- _Given task_
Copy the data that follows, character for character, minus the pictures.

- _Extracted records_
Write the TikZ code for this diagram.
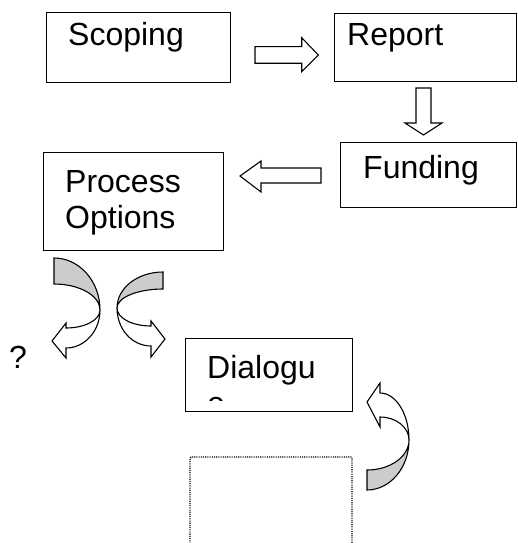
\documentclass[tikz,border=0pt]{standalone}
\usepackage{fontspec}
\setmainfont{Liberation Sans}
\begin{document}
\begin{tikzpicture}[x=1pt,y=-1pt,
  box/.style={draw=black, line width=1.2pt, fill=white, inner sep=0pt, anchor=north west},
  lbl/.style={font=\fontsize{32}{36}\selectfont, inner sep=0pt, anchor=base west, align=left},
  blockarrow/.style={draw=black, line width=1.1pt, fill=white, line join=miter},
  backside/.style={draw=black, line width=1.1pt, fill=black!20, line join=miter},
  dotbox/.style={draw=black, line width=1.1pt, dash pattern=on 1.1pt off 1.1pt, rounded corners=1pt}]
\useasboundingbox (0,0) rectangle (517,543);

% boxes
\node[box, minimum width=184pt, minimum height=70pt] (scoping) at (46,12) {};
\node[lbl] (scopingtxt) at (68,46) {Scoping};
\node[box, minimum width=182pt, minimum height=68pt] (report) at (334,13) {};
\node[lbl] (reporttxt) at (347,46) {Report};
\node[box, minimum width=176pt, minimum height=65pt] (funding) at (340,142) {};
\node[lbl] (fundingtxt) at (363,178) {Funding};
\node[box, minimum width=180pt, minimum height=98pt] (process) at (43,152) {};
\node[lbl] (processtxt) at (65,228) {Process\\Options};
\node[box, minimum width=167pt, minimum height=73pt] (dialogue) at (185,338) {};
\begin{scope}
  \clip (186,339) rectangle (351,400.5);
  \node[lbl] (dialoguetxt) at (207,414) {Dialogu\\e};
\end{scope}
\node[lbl] (question) at (9,368) {?};
\draw[dotbox] (190,548) -- (190,457) -- (352,457) -- (352,548);

% straight block arrows
\draw[blockarrow] (255,46.7) -- (301.7,46.7) -- (301.7,37.7) -- (318.3,55) -- (301.7,71.7) -- (301.7,63.3) -- (255,63.3) -- cycle;
\draw[blockarrow] (416,88) -- (431,88) -- (431,123) -- (442,123) -- (423.5,135) -- (405,123) -- (416,123) -- cycle;
\draw[blockarrow] (321,168) -- (261,168) -- (261,161) -- (240,176) -- (261,192) -- (261,183) -- (321,183) -- cycle;

% left curved arrow (down-left)
\draw[backside] (54,258) .. controls (79.4,258) and (100,281.3) .. (100,310)
  .. controls (100,295.6) and (79.4,284) .. (54,284) -- cycle;
\draw[blockarrow] (100,310) .. controls (100,320) and (84.8,328) .. (66,328)
  -- (66,323) -- (52,341) -- (66,358) -- (66,348)
  .. controls (84.8,348) and (100,331) .. (100,310) -- cycle;

% right curved arrow (down-right)
\draw[backside] (163,272) .. controls (137.6,272) and (117,288) .. (117,308)
  .. controls (117,297.5) and (137.6,289) .. (163,289) -- cycle;
\draw[blockarrow] (117,308) .. controls (117,318) and (132,326) .. (151,326)
  -- (151,321) -- (165,339) -- (151,357) -- (151,346)
  .. controls (132,346) and (117,329) .. (117,308) -- cycle;

% bottom right curved arrow (up-left)
\draw[backside] (409,440) .. controls (409,467.6) and (390.2,490) .. (367,490)
  -- (367,470) .. controls (390.2,470) and (409,456.6) .. (409,440) -- cycle;
\draw[blockarrow] (367,402) -- (380,383) -- (380,393)
  .. controls (396,393) and (409,414) .. (409,440)
  .. controls (409,427.3) and (396,417) .. (380,417) -- (380,427) -- cycle;
\end{tikzpicture}
\end{document}
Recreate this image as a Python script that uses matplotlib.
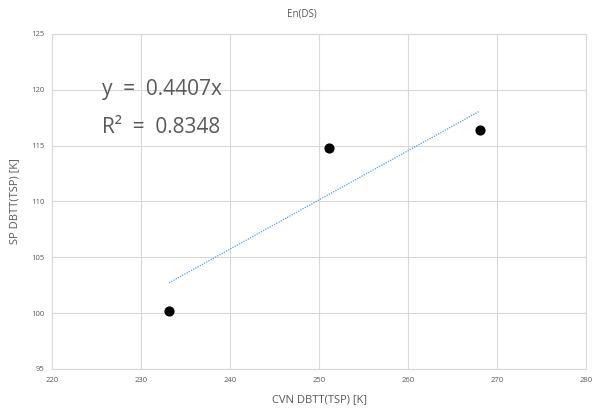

- _Reply_
Write the TikZ code for this diagram.
\documentclass[tikz,border=0pt]{standalone}
\usepackage{fontspec}
\setmainfont{Liberation Sans}
\begin{document}
\begin{tikzpicture}[x=1pt,y=-1pt,
  box/.style={draw=black, line width=1.2pt, fill=white, inner sep=0pt, anchor=north west},
  lbl/.style={font=\fontsize{32}{36}\selectfont, inner sep=0pt, anchor=base west, align=left},
  blockarrow/.style={draw=black, line width=1.1pt, fill=white, line join=miter},
  backside/.style={draw=black, line width=1.1pt, fill=black!20, line join=miter},
  dotbox/.style={draw=black, line width=1.1pt, dash pattern=on 1.1pt off 1.1pt, rounded corners=1pt}]
\useasboundingbox (0,0) rectangle (517,543);

% boxes
\node[box, minimum width=184pt, minimum height=70pt] (scoping) at (46,12) {};
\node[lbl] (scopingtxt) at (68,46) {Scoping};
\node[box, minimum width=182pt, minimum height=68pt] (report) at (334,13) {};
\node[lbl] (reporttxt) at (347,46) {Report};
\node[box, minimum width=176pt, minimum height=65pt] (funding) at (340,142) {};
\node[lbl] (fundingtxt) at (363,178) {Funding};
\node[box, minimum width=180pt, minimum height=98pt] (process) at (43,152) {};
\node[lbl] (processtxt) at (65,228) {Process\\Options};
\node[box, minimum width=167pt, minimum height=73pt] (dialogue) at (185,338) {};
\begin{scope}
  \clip (186,339) rectangle (351,400.5);
  \node[lbl] (dialoguetxt) at (207,414) {Dialogu\\e};
\end{scope}
\node[lbl] (question) at (9,368) {?};
\draw[dotbox] (190,548) -- (190,457) -- (352,457) -- (352,548);

% straight block arrows
\draw[blockarrow] (255,46.7) -- (301.7,46.7) -- (301.7,37.7) -- (318.3,55) -- (301.7,71.7) -- (301.7,63.3) -- (255,63.3) -- cycle;
\draw[blockarrow] (416,88) -- (431,88) -- (431,123) -- (442,123) -- (423.5,135) -- (405,123) -- (416,123) -- cycle;
\draw[blockarrow] (321,168) -- (261,168) -- (261,161) -- (240,176) -- (261,192) -- (261,183) -- (321,183) -- cycle;

% left curved arrow (down-left)
\draw[backside] (54,258) .. controls (79.4,258) and (100,281.3) .. (100,310)
  .. controls (100,295.6) and (79.4,284) .. (54,284) -- cycle;
\draw[blockarrow] (100,310) .. controls (100,320) and (84.8,328) .. (66,328)
  -- (66,323) -- (52,341) -- (66,358) -- (66,348)
  .. controls (84.8,348) and (100,331) .. (100,310) -- cycle;

% right curved arrow (down-right)
\draw[backside] (163,272) .. controls (137.6,272) and (117,288) .. (117,308)
  .. controls (117,297.5) and (137.6,289) .. (163,289) -- cycle;
\draw[blockarrow] (117,308) .. controls (117,318) and (132,326) .. (151,326)
  -- (151,321) -- (165,339) -- (151,357) -- (151,346)
  .. controls (132,346) and (117,329) .. (117,308) -- cycle;

% bottom right curved arrow (up-left)
\draw[backside] (409,440) .. controls (409,467.6) and (390.2,490) .. (367,490)
  -- (367,470) .. controls (390.2,470) and (409,456.6) .. (409,440) -- cycle;
\draw[blockarrow] (367,402) -- (380,383) -- (380,393)
  .. controls (396,393) and (409,414) .. (409,440)
  .. controls (409,427.3) and (396,417) .. (380,417) -- (380,427) -- cycle;
\end{tikzpicture}
\end{document}
Recreate this image as a Python script that uses matplotlib.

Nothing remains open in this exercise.